Ne kadar uzaklara bakabilirsin. Sabahleyin masana oturduğunda dünyanın dönmüş ve dönmekte olduğunu farkedermisin. Sen biryerlerdeyken birilerinin senin önüne geçmiş olduğunu hissedermisin. Dünyanın bir yerindeki adamın senin hayatını eninde sonunda değiştireceğini hissedermisin. Bunun için önlemini aldın mı? Yoksa gelen değişikliği iliklerinde mi hissedeceksin. Bugün ne kadar uzaklara baktın, ne kadar uzakları düşündün. Dün bir adam çapa salladı ve toprağı havalandırdı. İşte o topraktan yetişen meyveyi yiyeceksin. Bugun bir baskasi balık tuttu senin için. Hiç tanımayacaksın onu ya da adını bilmeyeceksin, belkide tanısan nefret edeceğin kişinin elinden yemek yemiş olacaksın. Dün birinin aklına dahiyane bir fikir geldi. O fikir dalga dalga yayılacak. İşte o fikirden dolayı yaşam tarzın, arkadaşların, hayat biçimin değişecek.
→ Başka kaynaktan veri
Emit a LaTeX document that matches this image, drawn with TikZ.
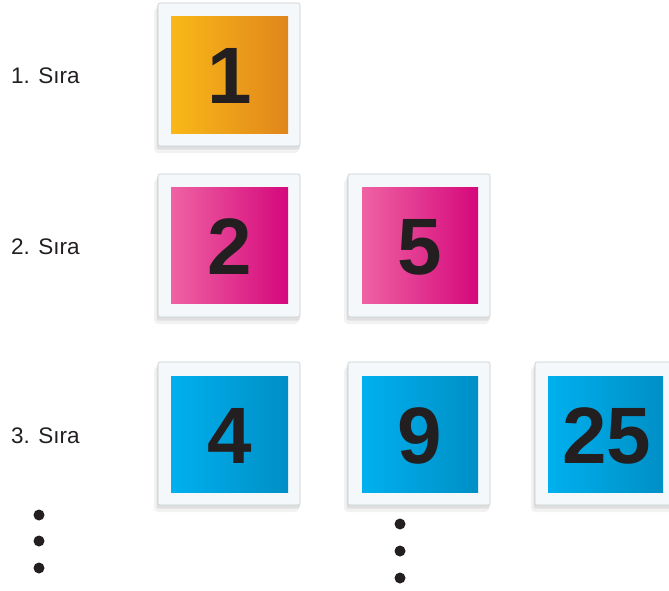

Ne kadar insanların içlerine bakabilirsin. Başkalarının derinliklerine inebilirmisin. Onların gizli gündemini yakalayabilirmisin. Ne kadar, birisinin içgüdüsüyle yaptığını, bilinçli yaptığından ayırabilirsin. Kendini farkında olmadan ele verdiği anları duyarmısın sessizce. İçgüdülerin ne kadar da ortak olduğunu görebilirmisin. Biri senin için bir şey hissetti bugün. Hisleri doğrultusunda hareket etmeye başladı bile. Saat işlemeye başladı. Kaçınılmaz sona doğru adım adım yaklaşıyorsun. Bu hisleri ve hareketi yakalayabildin mi? Yoksa sonuçlarını mı yaşamayı tercih edersin. Kendini gördüğün ve görmediğin tanıdıklarının, akrabalarının yerine koyup onların senin hakkındaki düşüncelerini bulabilirmisin. Kendini ve diğerlerini bu kadar iyi tanıyormusun?
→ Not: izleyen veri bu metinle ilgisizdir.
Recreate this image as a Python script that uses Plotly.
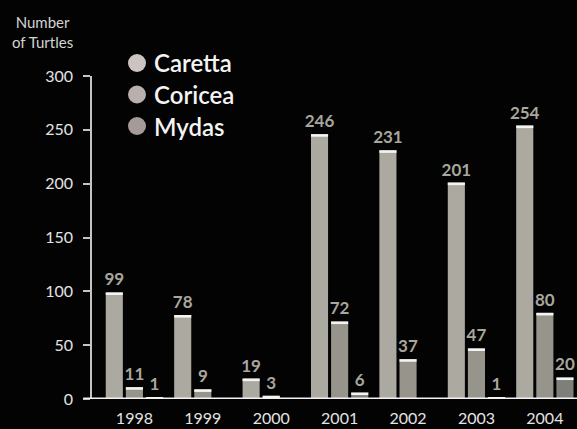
import plotly.graph_objects as go

# Nesting turtles counted per year, by species
years = ["1998", "1999", "2000", "2001", "2002", "2003", "2004"]
caretta = [99, 78, 19, 246, 231, 201, 254]
coricea = [11, 9, 3, 72, 37, 47, 80]
mydas = [1, None, None, 6, None, 1, 20]

species = ["Caretta", "Coricea", "Mydas"]
series = [caretta, coricea, mydas]
bar_colors = ["#aca9a1", "#97958b", "#7e7f78"]
dot_colors = ["#cbc4c1", "#b9afac", "#a59a97"]

y_ticks = [0, 50, 100, 150, 200, 250, 300]

CAP = 2.4  # height of the white cap on top of each bar, in data units
LABEL_FONT = "Lato, 'Open Sans', sans-serif"

fig = go.Figure()

for name, vals, col in zip(species, series, bar_colors):
    fig.add_trace(go.Bar(
        x=years, y=vals, name=name, offsetgroup=name,
        marker=dict(color=col, line=dict(width=0)),
        text=[("" if v is None else str(v)) for v in vals],
        textposition="outside", cliponaxis=False, constraintext="none",
        textfont=dict(family=LABEL_FONT, size=17, color="#a9a69e", weight="bold"),
        showlegend=False,
    ))
    # white cap drawn over the top of every bar
    caps = [None if v is None else min(CAP, v) for v in vals]
    bases = [None if v is None else v - c for v, c in zip(vals, caps)]
    fig.add_trace(go.Bar(
        x=years, y=caps, base=bases, offsetgroup=name,
        marker=dict(color="#f4f4f2", line=dict(width=0)),
        hoverinfo="skip", showlegend=False,
    ))

# baseline running slightly left of the value axis
fig.add_shape(type="line", xref="paper", yref="y", x0=-0.018, x1=1, y0=0, y1=0,
              line=dict(color="#f2f2f2", width=3))

# legend: dots and species names
for i, (name, col) in enumerate(zip(species, dot_colors)):
    yc = 63 + i * 31.5
    fig.add_shape(type="circle", xref="paper", yref="paper",
                  x0=(128 - 92) / 485, x1=(146 - 92) / 485,
                  y0=(429 - 30 - yc - 9) / 323, y1=(429 - 30 - yc + 9) / 323,
                  fillcolor=col, line=dict(width=0))
    fig.add_annotation(text=name, xref="paper", yref="paper",
                       x=(152 - 92) / 485, y=(429 - 30 - yc) / 323,
                       xanchor="left", yanchor="middle", showarrow=False,
                       font=dict(family=LABEL_FONT, size=24, color="#f4f4f4",
                                 weight=600))

# value-axis title
fig.add_annotation(text="Number<br>of Turtles", xref="paper", yref="paper",
                   x=(42 - 92) / 485, y=(429 - 30 - 32) / 323,
                   xanchor="center", yanchor="middle", showarrow=False, align="center",
                   font=dict(family=LABEL_FONT, size=15, color="#d4d4d4"))

fig.update_layout(
    width=577, height=429,
    margin=dict(l=92, r=0, t=76, b=30),
    paper_bgcolor="#030303", plot_bgcolor="#030303",
    barmode="group", bargap=0.118, bargroupgap=0.15,
    xaxis=dict(
        type="category", range=[-0.62, 6.47],
        showline=False, showgrid=False, zeroline=False, ticks="",
        tickfont=dict(family=LABEL_FONT, size=16, color="#e4e4e4"),
        ticklabelstandoff=8,
    ),
    yaxis=dict(
        range=[0, 300], tickvals=y_ticks, ticktext=[str(t) for t in y_ticks],
        showline=True, linecolor="#c4c4c4", linewidth=1.5,
        ticks="outside", ticklen=7, tickcolor="#c4c4c4", tickwidth=1.5,
        showgrid=False, zeroline=False,
        tickfont=dict(family=LABEL_FONT, size=16, color="#e4e4e4"),
        ticklabelstandoff=7,
    ),
    font=dict(family=LABEL_FONT),
)

fig.write_html("out.html")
Ne kadar kendi içine bakabilirsin. Kendinin farkındamısın. Korkularını hiç yönettin mi? Elini ne kadar diplere uzattın. Başkasında gördüğünün aslında bir zamanlar sen olduğunu ne zaman farkettin. Hiç dibi gördün mü? Gün ve gecedeki, dün ve bugündeki senin ne kadar farklı maskeler taktığını ne zaman farkettin. Ne kadar güçlüsün ve ne kadar dayanabilirsin pes etmeden? Aynada gördüğün ne kadar sensin?